____ MATERIAL TO PROCESS

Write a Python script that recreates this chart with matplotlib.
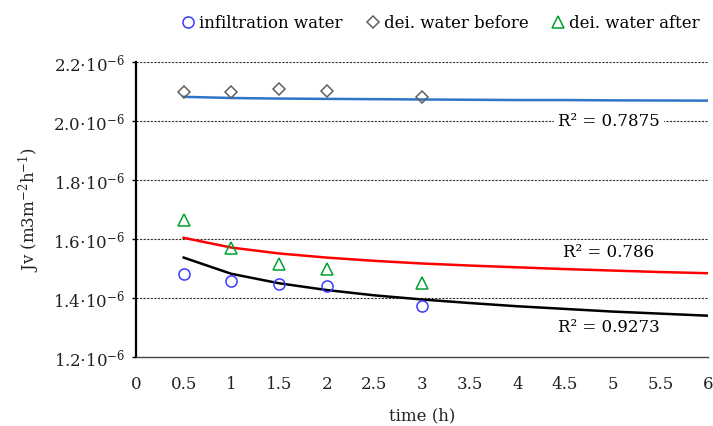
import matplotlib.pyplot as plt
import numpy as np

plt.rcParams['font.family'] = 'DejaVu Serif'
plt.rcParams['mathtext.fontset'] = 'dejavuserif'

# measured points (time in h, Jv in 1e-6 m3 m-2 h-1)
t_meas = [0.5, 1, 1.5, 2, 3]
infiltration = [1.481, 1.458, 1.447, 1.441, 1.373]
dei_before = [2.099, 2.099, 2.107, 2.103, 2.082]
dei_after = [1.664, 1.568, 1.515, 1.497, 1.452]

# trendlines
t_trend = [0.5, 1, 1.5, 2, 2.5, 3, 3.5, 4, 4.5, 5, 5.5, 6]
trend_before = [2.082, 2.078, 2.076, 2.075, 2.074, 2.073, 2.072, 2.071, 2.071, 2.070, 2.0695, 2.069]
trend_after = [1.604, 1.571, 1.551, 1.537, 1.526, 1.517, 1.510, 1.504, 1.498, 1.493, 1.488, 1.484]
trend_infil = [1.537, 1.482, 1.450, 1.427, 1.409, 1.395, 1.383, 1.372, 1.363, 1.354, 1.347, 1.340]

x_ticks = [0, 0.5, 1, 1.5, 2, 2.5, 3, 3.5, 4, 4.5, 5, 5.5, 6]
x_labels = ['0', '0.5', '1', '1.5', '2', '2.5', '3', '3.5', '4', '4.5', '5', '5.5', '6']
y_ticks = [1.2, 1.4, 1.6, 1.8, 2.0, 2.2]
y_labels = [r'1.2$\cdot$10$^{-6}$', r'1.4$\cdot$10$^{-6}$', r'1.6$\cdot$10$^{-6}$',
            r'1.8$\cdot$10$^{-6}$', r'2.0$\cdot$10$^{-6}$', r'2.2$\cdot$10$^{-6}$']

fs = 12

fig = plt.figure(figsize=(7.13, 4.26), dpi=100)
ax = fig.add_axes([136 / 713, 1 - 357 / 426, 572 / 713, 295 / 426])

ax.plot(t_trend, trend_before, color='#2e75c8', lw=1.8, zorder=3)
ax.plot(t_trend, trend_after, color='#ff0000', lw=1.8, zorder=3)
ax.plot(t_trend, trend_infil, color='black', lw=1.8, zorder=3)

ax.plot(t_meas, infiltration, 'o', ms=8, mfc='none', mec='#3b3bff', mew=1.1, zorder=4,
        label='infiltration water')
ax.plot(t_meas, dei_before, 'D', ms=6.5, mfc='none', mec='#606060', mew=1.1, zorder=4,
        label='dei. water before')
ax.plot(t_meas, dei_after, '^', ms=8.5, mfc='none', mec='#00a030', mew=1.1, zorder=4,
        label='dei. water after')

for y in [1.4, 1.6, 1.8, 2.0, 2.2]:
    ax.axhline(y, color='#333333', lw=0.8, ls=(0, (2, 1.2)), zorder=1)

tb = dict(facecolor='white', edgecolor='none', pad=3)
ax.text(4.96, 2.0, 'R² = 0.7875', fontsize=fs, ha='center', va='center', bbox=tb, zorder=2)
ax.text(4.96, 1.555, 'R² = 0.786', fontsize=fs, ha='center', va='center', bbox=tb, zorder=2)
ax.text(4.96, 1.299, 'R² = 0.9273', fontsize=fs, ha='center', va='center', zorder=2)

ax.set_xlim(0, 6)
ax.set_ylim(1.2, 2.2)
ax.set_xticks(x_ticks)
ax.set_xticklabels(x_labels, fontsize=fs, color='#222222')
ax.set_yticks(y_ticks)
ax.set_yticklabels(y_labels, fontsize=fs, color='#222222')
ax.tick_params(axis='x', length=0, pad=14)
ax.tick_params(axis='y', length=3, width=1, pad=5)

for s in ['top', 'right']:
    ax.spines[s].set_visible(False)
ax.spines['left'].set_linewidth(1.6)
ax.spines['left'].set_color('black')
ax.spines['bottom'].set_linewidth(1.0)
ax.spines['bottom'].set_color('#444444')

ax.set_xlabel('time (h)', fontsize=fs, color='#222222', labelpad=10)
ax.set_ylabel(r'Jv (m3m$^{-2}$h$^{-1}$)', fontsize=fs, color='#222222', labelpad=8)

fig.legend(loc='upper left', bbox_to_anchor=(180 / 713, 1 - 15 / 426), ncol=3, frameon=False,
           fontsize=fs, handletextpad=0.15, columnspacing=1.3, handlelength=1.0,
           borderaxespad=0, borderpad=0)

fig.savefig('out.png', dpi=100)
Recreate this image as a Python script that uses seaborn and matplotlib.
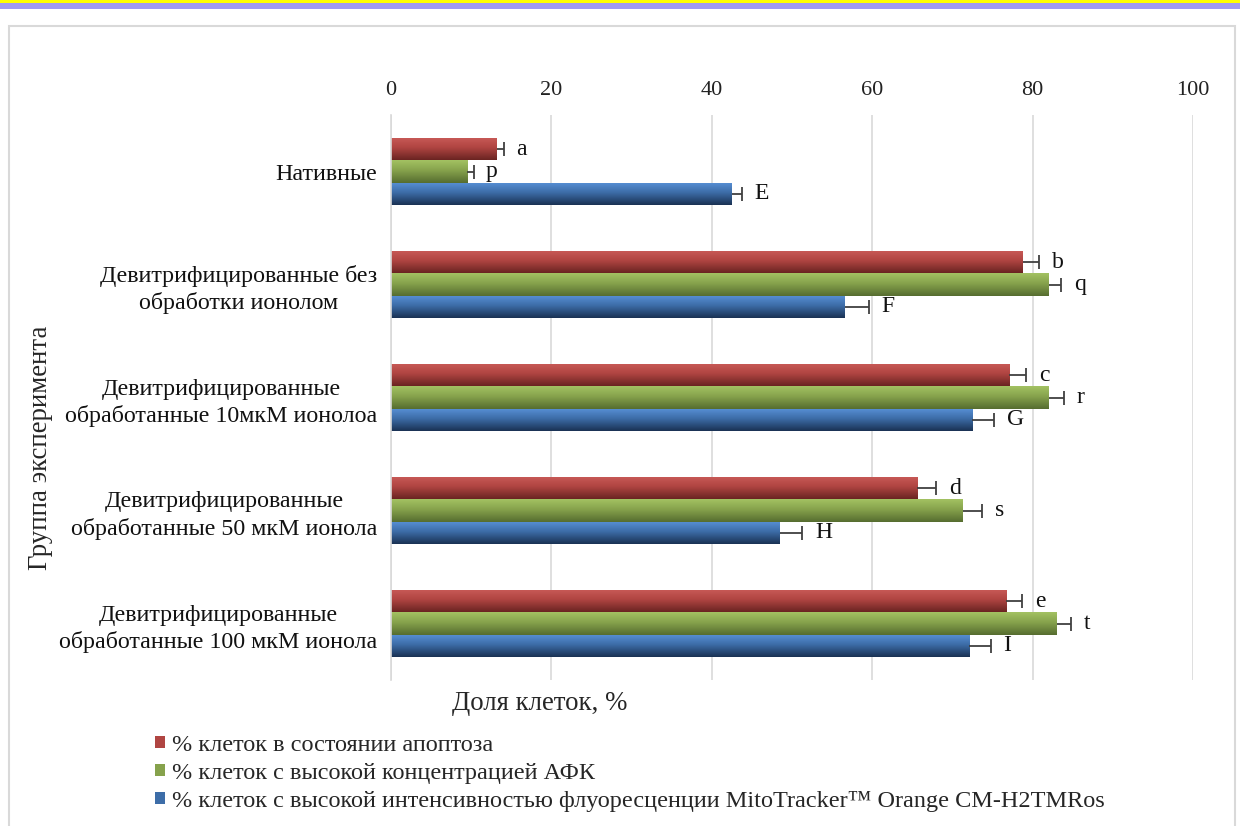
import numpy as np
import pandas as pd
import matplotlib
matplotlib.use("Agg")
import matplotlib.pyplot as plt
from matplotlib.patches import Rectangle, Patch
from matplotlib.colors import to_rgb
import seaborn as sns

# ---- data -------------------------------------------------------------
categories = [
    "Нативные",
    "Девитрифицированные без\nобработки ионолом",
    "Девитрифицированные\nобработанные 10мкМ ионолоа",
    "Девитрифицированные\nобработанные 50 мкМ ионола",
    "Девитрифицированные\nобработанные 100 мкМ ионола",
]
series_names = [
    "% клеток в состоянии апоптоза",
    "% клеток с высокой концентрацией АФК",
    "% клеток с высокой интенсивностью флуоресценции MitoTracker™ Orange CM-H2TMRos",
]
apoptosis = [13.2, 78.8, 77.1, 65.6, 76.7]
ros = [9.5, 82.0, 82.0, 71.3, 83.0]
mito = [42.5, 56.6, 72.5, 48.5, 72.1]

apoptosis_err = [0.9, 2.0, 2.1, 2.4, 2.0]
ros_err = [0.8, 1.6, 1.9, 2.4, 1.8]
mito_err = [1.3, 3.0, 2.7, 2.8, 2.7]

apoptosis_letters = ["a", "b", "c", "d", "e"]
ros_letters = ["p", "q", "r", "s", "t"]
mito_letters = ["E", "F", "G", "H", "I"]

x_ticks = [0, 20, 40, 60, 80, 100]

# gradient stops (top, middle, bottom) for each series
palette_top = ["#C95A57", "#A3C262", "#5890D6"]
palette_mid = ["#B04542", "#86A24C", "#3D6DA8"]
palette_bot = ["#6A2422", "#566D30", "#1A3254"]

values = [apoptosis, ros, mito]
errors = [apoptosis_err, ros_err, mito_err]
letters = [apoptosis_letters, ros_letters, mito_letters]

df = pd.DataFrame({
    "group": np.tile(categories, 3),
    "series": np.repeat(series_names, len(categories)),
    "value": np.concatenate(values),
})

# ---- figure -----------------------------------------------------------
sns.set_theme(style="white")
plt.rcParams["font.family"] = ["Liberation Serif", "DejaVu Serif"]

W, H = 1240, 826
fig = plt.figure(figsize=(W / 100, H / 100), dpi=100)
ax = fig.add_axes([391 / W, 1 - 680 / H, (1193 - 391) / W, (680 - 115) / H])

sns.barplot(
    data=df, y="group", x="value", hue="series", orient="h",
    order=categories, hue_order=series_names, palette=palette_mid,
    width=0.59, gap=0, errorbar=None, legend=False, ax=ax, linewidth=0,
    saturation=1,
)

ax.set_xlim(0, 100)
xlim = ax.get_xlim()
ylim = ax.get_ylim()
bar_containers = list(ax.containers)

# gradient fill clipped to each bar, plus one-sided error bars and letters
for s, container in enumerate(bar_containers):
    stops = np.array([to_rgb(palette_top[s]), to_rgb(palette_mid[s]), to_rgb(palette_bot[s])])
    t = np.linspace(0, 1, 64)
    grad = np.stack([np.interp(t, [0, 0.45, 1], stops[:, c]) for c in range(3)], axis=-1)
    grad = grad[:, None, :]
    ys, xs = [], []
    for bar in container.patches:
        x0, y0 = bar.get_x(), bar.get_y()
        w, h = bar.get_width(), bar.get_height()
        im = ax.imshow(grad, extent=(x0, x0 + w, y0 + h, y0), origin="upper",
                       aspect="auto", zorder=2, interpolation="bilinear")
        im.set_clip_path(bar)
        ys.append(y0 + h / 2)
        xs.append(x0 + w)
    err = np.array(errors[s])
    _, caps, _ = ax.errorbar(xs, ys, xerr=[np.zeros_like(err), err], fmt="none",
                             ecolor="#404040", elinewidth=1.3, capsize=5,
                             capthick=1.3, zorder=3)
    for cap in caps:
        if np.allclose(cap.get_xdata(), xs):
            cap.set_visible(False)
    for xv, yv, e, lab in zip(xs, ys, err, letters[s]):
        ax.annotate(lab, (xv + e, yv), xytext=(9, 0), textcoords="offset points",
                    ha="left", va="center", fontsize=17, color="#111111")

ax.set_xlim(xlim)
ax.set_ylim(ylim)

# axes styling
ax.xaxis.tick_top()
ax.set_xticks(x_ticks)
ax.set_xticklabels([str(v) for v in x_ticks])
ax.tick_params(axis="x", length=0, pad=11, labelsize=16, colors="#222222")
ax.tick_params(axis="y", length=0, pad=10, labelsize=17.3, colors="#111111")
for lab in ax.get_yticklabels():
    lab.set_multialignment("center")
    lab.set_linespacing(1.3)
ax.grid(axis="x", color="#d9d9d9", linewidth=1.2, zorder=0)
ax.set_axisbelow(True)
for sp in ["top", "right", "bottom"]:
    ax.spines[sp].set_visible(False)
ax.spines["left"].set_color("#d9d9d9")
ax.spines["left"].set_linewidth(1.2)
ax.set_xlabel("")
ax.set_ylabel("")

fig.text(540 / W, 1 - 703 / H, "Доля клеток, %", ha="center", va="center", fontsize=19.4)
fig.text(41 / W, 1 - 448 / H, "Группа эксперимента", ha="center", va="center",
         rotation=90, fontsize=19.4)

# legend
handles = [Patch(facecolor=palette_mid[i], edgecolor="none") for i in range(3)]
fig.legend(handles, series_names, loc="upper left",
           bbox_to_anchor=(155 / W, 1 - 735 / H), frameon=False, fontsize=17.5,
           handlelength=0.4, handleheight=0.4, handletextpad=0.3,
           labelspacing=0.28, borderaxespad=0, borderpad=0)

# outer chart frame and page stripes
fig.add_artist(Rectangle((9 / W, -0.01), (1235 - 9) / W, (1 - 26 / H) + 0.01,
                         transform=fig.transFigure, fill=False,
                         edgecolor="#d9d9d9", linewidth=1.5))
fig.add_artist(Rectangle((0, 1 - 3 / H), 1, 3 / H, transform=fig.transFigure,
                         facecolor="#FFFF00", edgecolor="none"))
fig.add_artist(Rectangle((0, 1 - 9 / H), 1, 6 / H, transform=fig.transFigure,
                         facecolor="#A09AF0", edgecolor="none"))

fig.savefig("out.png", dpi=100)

________

◆ SET TASK ◆
Starting at the line with "Recreate this image" and ending at the line with "import seaborn as sns", copy each line exactly, both ends included. Do not copy the pictures.

◆ FINISHED EXERCISE ◆
Recreate this image as a Python script that uses seaborn and matplotlib.
import numpy as np
import pandas as pd
import matplotlib
matplotlib.use("Agg")
import matplotlib.pyplot as plt
from matplotlib.patches import Rectangle, Patch
from matplotlib.colors import to_rgb
import seaborn as sns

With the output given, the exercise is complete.